Rośnie liczba zakażeń grzybem candida auris. Naukowcy ostrzegają, że żyje on w psich uszach
Ostrzeżenia przed różnymi chorobami mogącymi wywołać następną pandemię pojawiają się raz na jakiś czas, odkąd zakończyła się pandemia koronawirusa. Była już małpia ospa, teraz będzie candida auris? Zachodnie media obiegają od paru miesięcy ostrzeżenia przed wzrostem zachorowań po zakażeniu tym właśnie grzybem. Amerykańska agencja Centers for Disease Control and Prevention oraz WHO ostrzegają - candida auris może nawet zabić, jeżeli zakazi się osoba o osłabionym układzie odpornościowym, na przykład cierpiąca na jakąś przewlekłą chorobę związaną z odpornością lub przeszła chemioterapię. Candida auris często występuje w... psich uszach. Podczas badania bezpańskich czworonogów ze schroniska w Dehli u wielu z nich wykryto te grzyby w kanałach słuchowych. Tymczasem już w 2009 roku w Japonii wykryto przypadek pojawienia się candida auris u człowieka.
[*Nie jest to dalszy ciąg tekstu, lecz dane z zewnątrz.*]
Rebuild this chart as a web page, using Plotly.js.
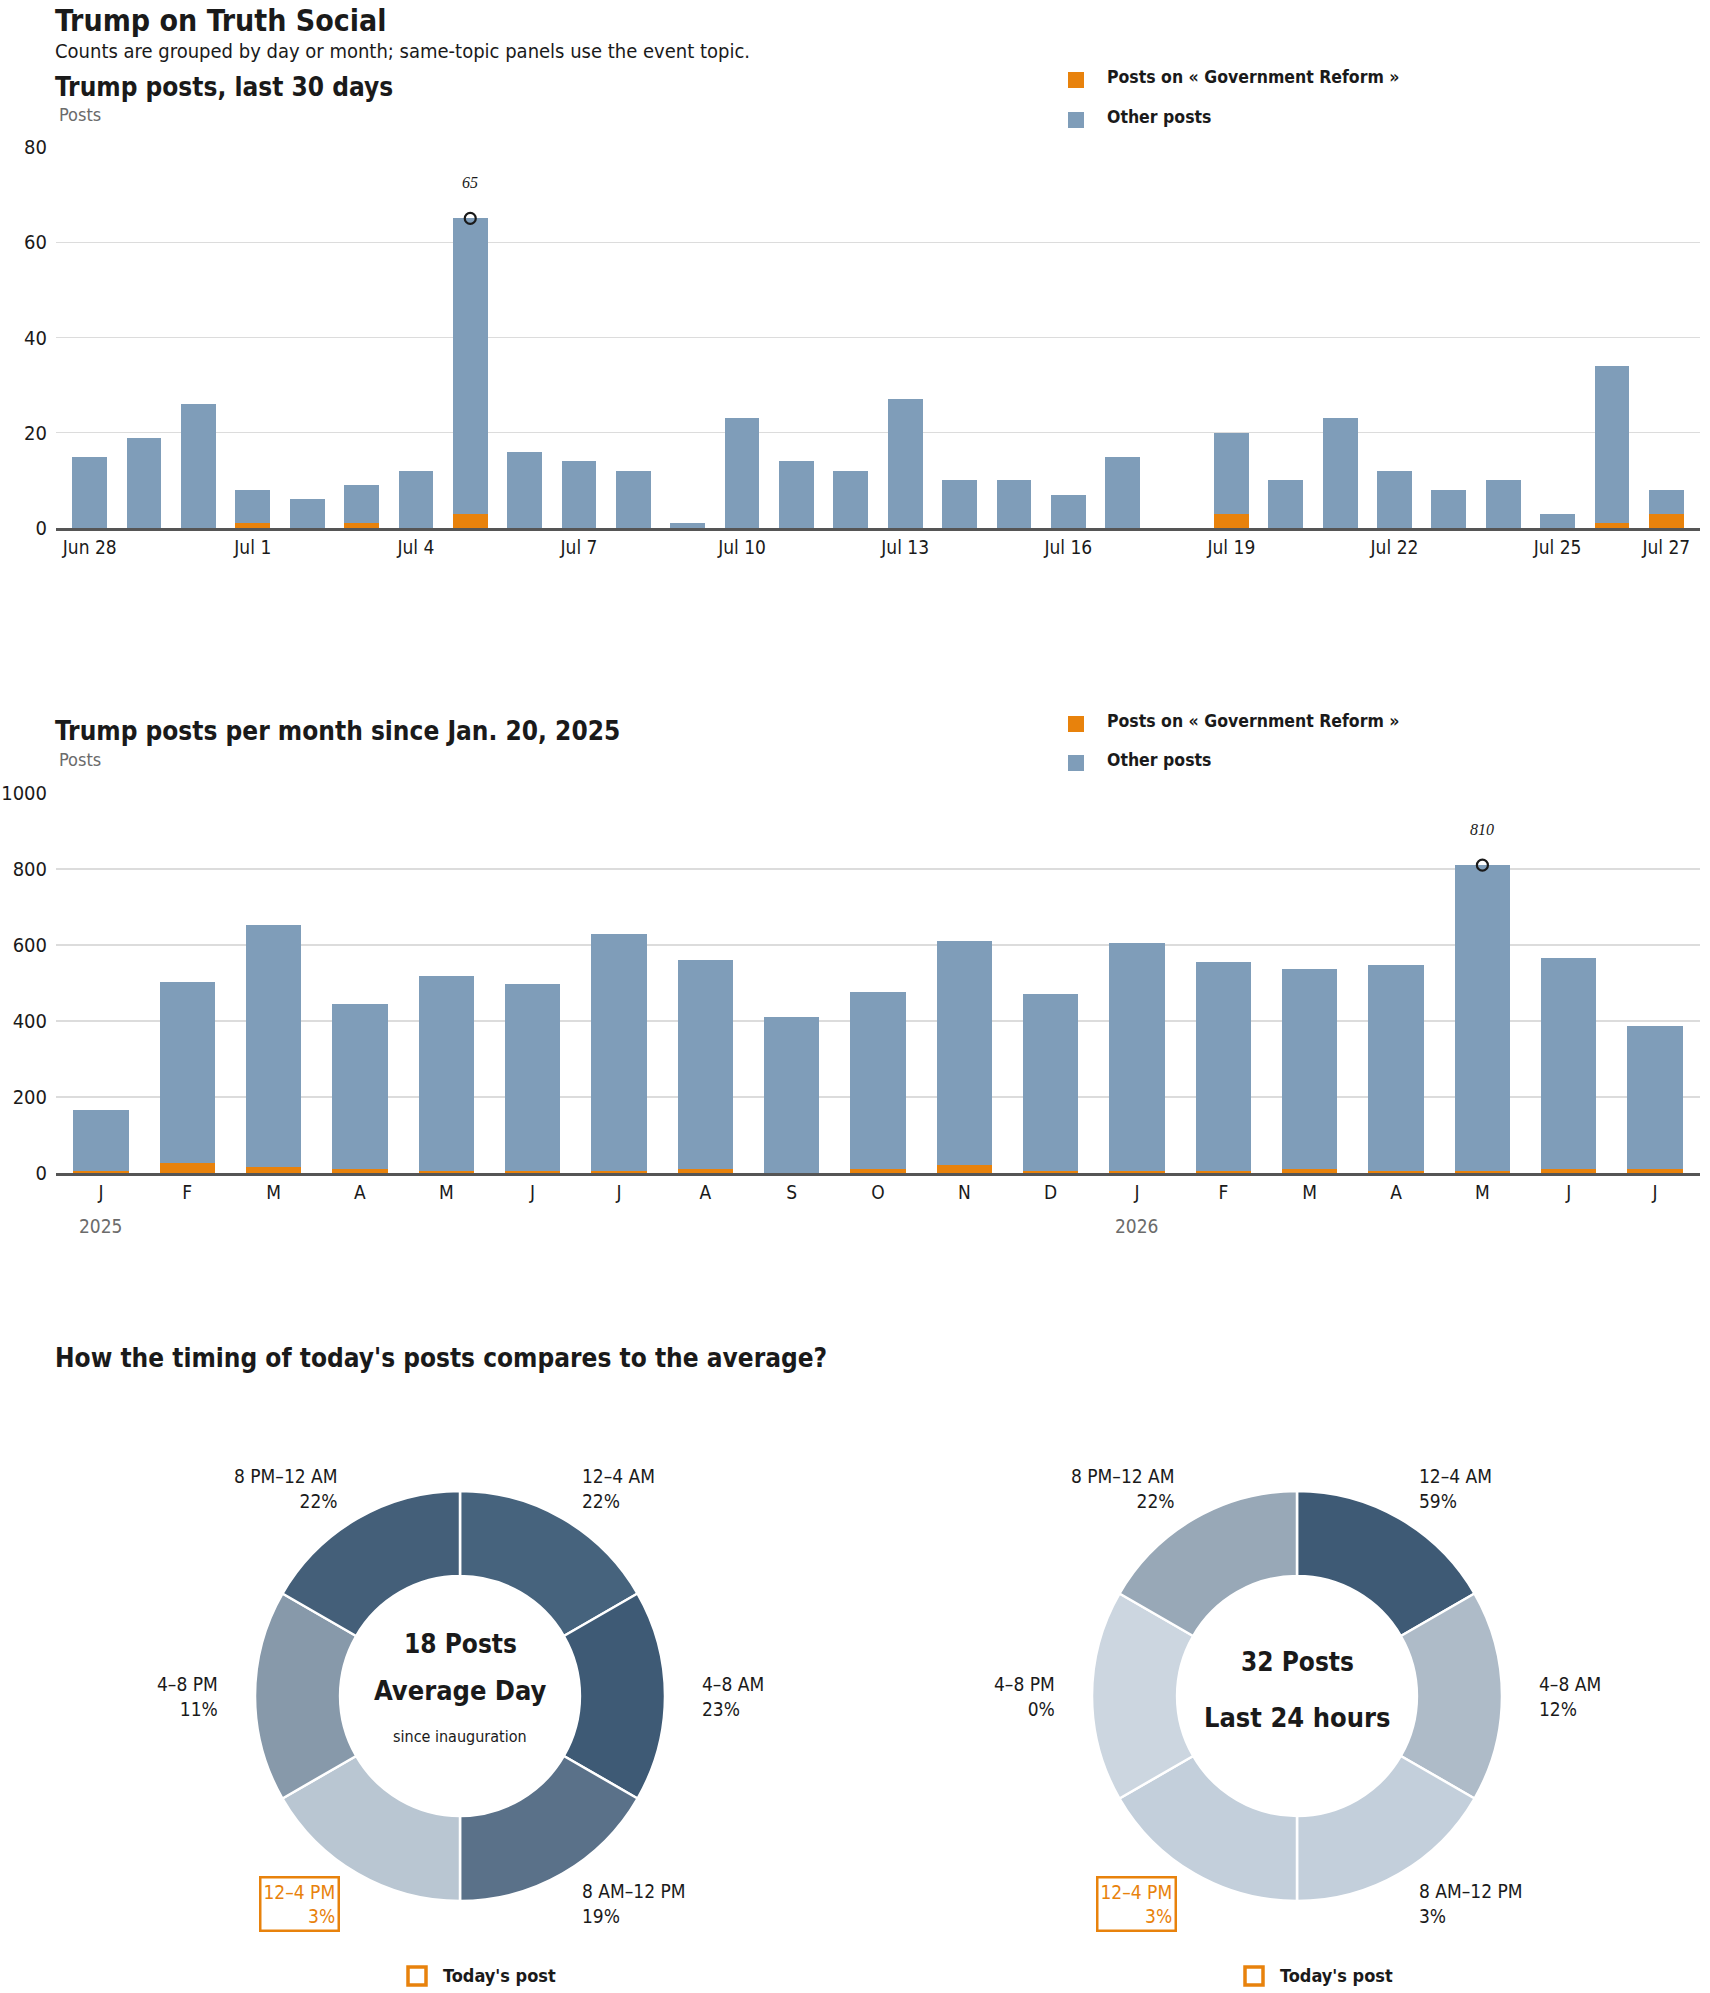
<!DOCTYPE html>
<html>
<head>
<meta charset="utf-8">
<script src="https://cdn.plot.ly/plotly-3.0.1.min.js"></script>
<style>
  body { margin: 0; background: #fff; }
  #chart { width: 1710px; height: 1993px; }
</style>
</head>
<body>
<div id="chart"></div>
<script>
// --- data ---
var days = ["Jun 28","Jun 29","Jun 30","Jul 1","Jul 2","Jul 3","Jul 4","Jul 5","Jul 6","Jul 7",
            "Jul 8","Jul 9","Jul 10","Jul 11","Jul 12","Jul 13","Jul 14","Jul 15","Jul 16","Jul 17",
            "Jul 18","Jul 19","Jul 20","Jul 21","Jul 22","Jul 23","Jul 24","Jul 25","Jul 26","Jul 27"];
var dailyTotal = [15,19,26,8,6,9,12,65,16,14,12,1,23,14,12,27,10,10,7,15,0,20,10,23,12,8,10,3,34,8];
var dailyTopic = [0,0,0,1,0,1,0,3,0,0,0,0,0,0,0,0,0,0,0,0,0,3,0,0,0,0,0,0,1,3];
var dayTicks = ["Jun 28","Jul 1","Jul 4","Jul 7","Jul 10","Jul 13","Jul 16","Jul 19","Jul 22","Jul 25","Jul 27"];

var months = ["2025-01","2025-02","2025-03","2025-04","2025-05","2025-06","2025-07","2025-08","2025-09","2025-10",
              "2025-11","2025-12","2026-01","2026-02","2026-03","2026-04","2026-05","2026-06","2026-07"];
var monthLetters = ["J","F","M","A","M","J","J","A","S","O","N","D","J","F","M","A","M","J","J"];
var monthlyTotal = [165,503,653,446,519,498,630,561,411,477,611,472,606,556,538,548,810,567,388];
var monthlyTopic = [6,26,16,11,4,4,6,10,1,10,22,4,4,4,10,4,6,10,10];
var yearLabels = ["2025","2026"];
var yearStart = ["2025-01","2026-01"];

var topicName = "Posts on « Government Reform »";
var otherName = "Other posts";

var slots = ["12–4 AM","4–8 AM","8 AM–12 PM","12–4 PM","4–8 PM","8 PM–12 AM"];
var avgPct = [22,23,19,3,11,22];
var lastPct = [59,12,3,3,0,22];
var todaySlot = "12–4 PM";

// --- styles ---
var W = 1710, H = 1993;
var FONT = '"Liberation Sans Narrow", "DejaVu Sans Condensed", "Liberation Sans", Arial, sans-serif';
var ORANGE = "#e8820c", BLUE = "#7f9db9", INK = "#1a1a1a", GREY = "#6b6b6b";
var avgColors = ["#46637d","#3e5a75","#5a7189","#b9c6d2","#8799aa","#445f79"];
var lastColors = ["#3e5a75","#aebbc8","#c3cfdb","#c3cfdb","#ccd6e0","#98a8b7"];

function py(p) { return 1 - p / H; }
function pxX(p) { return p / W; }

function minus(a, b) { return a.map(function (v, i) { return v - b[i]; }); }
function argmax(a) { var m = 0; a.forEach(function (v, i) { if (v > a[m]) m = i; }); return m; }

var data = [];
var annotations = [];
var shapes = [];

function text(x, y, t, size, opts) {
  var a = Object.assign({
    xref: "paper", yref: "paper", x: pxX(x), y: py(y), text: t, showarrow: false,
    xanchor: "left", yanchor: "middle",
    font: { family: FONT, size: size, color: INK }
  }, opts || {});
  annotations.push(a);
}
function bold(size) { return { font: { family: FONT, size: size, color: INK, weight: 700 } }; }

// headings
text(53, 1, "Trump on Truth Social", 30, Object.assign({ yanchor: "top" }, bold(30)));
text(53, 51, "Counts are grouped by day or month; same-topic panels use the event topic.", 20);

function legendBlock(y1, y2) {
  [[y1, ORANGE, topicName], [y2, BLUE, otherName]].forEach(function (r) {
    shapes.push({ type: "rect", xref: "paper", yref: "paper", x0: pxX(1068), x1: pxX(1084),
      y0: py(r[0] + 11), y1: py(r[0] - 5), fillcolor: r[1], line: { width: 0 } });
    text(1105, r[0], r[2], 17.5, bold(17.5));
  });
}

function barPanel(n, cats, total, topic, ticks, ticktext, xr, yTop, yBot, ymax, dtick, title, titleY, legY) {
  var xa = n === 1 ? "x" : "x" + n, ya = n === 1 ? "y" : "y" + n;
  data.push({ type: "bar", x: cats, y: topic, name: topicName, xaxis: xa, yaxis: ya,
    marker: { color: ORANGE }, hoverinfo: "x+y" });
  data.push({ type: "bar", x: cats, y: minus(total, topic), name: otherName, xaxis: xa, yaxis: ya,
    marker: { color: BLUE }, hoverinfo: "x+y" });
  var k = argmax(total);
  data.push({ type: "scatter", mode: "markers", x: [cats[k]], y: [total[k]], xaxis: xa, yaxis: ya,
    marker: { symbol: "circle-open", size: 11, color: INK, line: { width: 2.2, color: INK } },
    hoverinfo: "skip" });
  annotations.push({ xref: xa, yref: ya, x: cats[k], y: total[k], text: String(total[k]),
    showarrow: false, yshift: 36, font: { family: "Liberation Serif, serif", size: 16, color: INK, style: "italic" } });
  text(53, titleY, title, 26, bold(26));
  text(57, titleY + 28, "Posts", 18, { font: { family: FONT, size: 18, color: GREY } });
  legendBlock(legY[0], legY[1]);
  var ax = {};
  ax["xaxis" + (n === 1 ? "" : n)] = {
    domain: [pxX(56), pxX(1700)], anchor: ya, type: "category", range: xr, tickmode: "array",
    tickvals: ticks, ticktext: ticktext, showgrid: false, showline: true, linecolor: "#555",
    linewidth: 3, ticks: "", tickfont: { family: FONT, size: 19, color: INK }, fixedrange: true
  };
  ax["yaxis" + (n === 1 ? "" : n)] = {
    domain: [py(yBot), py(yTop)], anchor: xa, range: [0, ymax], dtick: dtick, showgrid: true,
    gridcolor: "#dcdcdc", gridwidth: 1.3, zeroline: false, showline: false, ticks: "",
    ticklabelstandoff: 8, tickfont: { family: FONT, size: 20, color: INK }, fixedrange: true
  };
  return ax;
}

var ax1 = barPanel(1, days, dailyTotal, dailyTopic, dayTicks, dayTicks, [-0.62, 29.62], 147, 528, 80, 20,
  "Trump posts, last 30 days", 87, [77, 117]);
var ax2 = barPanel(2, months, monthlyTotal, monthlyTopic, months, monthLetters, [-0.52, 18.52], 793, 1173, 1000, 200,
  "Trump posts per month since Jan. 20, 2025", 731, [721, 760]);

yearLabels.forEach(function (y, i) {
  annotations.push({ xref: "x2", yref: "paper", x: yearStart[i], y: py(1226), text: y, showarrow: false,
    xanchor: "center", yanchor: "middle", font: { family: FONT, size: 19, color: GREY } });
});

text(53, 1358, "How the timing of today's posts compares to the average?", 26, bold(26));

// donuts
function donut(cx, cy, pct, colors, centerLines) {
  var R = 205, LR = 240;
  data.push({ type: "pie", labels: slots, values: slots.map(function () { return 1; }),
    sort: false, direction: "clockwise", rotation: 0, hole: 0.585, textinfo: "none",
    hoverinfo: "label", showlegend: false,
    marker: { colors: colors, line: { color: "#fff", width: 2.5 } },
    domain: { x: [pxX(cx - R), pxX(cx + R)], y: [py(cy + R), py(cy - R)] } });
  slots.forEach(function (s, i) {
    var th = (i + 0.5) * Math.PI / 3;
    var x = cx + LR * Math.sin(th), y = cy - LR * Math.cos(th);
    var right = Math.sin(th) > 0;
    var hi = s === todaySlot;
    annotations.push({ xref: "paper", yref: "paper", x: pxX(x), y: py(y),
      text: s + "<br>" + pct[i] + "%", showarrow: false, align: right ? "left" : "right",
      xanchor: right ? "left" : "right", yanchor: "middle",
      font: { family: FONT, size: 19, color: hi ? ORANGE : INK },
      bordercolor: hi ? ORANGE : "rgba(0,0,0,0)", borderwidth: hi ? 2.5 : 0, borderpad: 2 });
  });
  centerLines.forEach(function (c) {
    annotations.push({ xref: "paper", yref: "paper", x: pxX(cx), y: py(cy + c[0]), text: c[1],
      showarrow: false, xanchor: "center", yanchor: "middle",
      font: { family: FONT, size: c[2], color: INK, weight: c[3] ? 700 : 400 } });
  });
  shapes.push({ type: "rect", xref: "paper", yref: "paper", x0: pxX(cx - 52), x1: pxX(cx - 34),
    y0: py(1985), y1: py(1967), fillcolor: "rgba(0,0,0,0)", line: { color: ORANGE, width: 3.5 } });
  text(cx - 19, 1975, "Today's post", 18, bold(18));
}

donut(460, 1696, avgPct, avgColors, [[-52, "18 Posts", 26, true], [-6, "Average Day", 27, true], [40, "since inauguration", 16, false]]);
donut(1297, 1696, lastPct, lastColors, [[-34, "32 Posts", 26, true], [21, "Last 24 hours", 27, true]]);

var layout = Object.assign({
  width: W, height: H, margin: { l: 0, r: 0, t: 0, b: 0 },
  paper_bgcolor: "#fff", plot_bgcolor: "#fff",
  font: { family: FONT, color: INK },
  barmode: "stack", bargap: 0.36, showlegend: false,
  annotations: annotations, shapes: shapes
}, ax1, ax2);

Plotly.newPlot("chart", data, layout, { displayModeBar: false, staticPlot: true });
</script>
</body>
</html>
Zakażenie candida auris. Jak przebiega? Jakie są objawy?
Transmisja patogenu od psów do ludzi jest możliwa, ale nie znamy jej dokładnych mechanizmów - ostrzega w Daily Star dr Jianping Xu, profesor na Wydziale Biologii na Uniwersytecie McMastery w Ontario w Kanadzie. "Musimy zachować czujność, obserwując psy i inne zwierzęta domowe i dzikie" - mówi naukowiec. Jakie są objawy zakażenia candida auris? Grzyb może wnikać do ciała przez ranę, więc zaniepokoić powinna nas nie gojąca się i ropiejąca rana, zwłaszcza, jeśli towarzyszą temu objawy takie jak gorączka, osłabienie, zmęczenie, zapalenie ucha, częściowa utrata słuchu.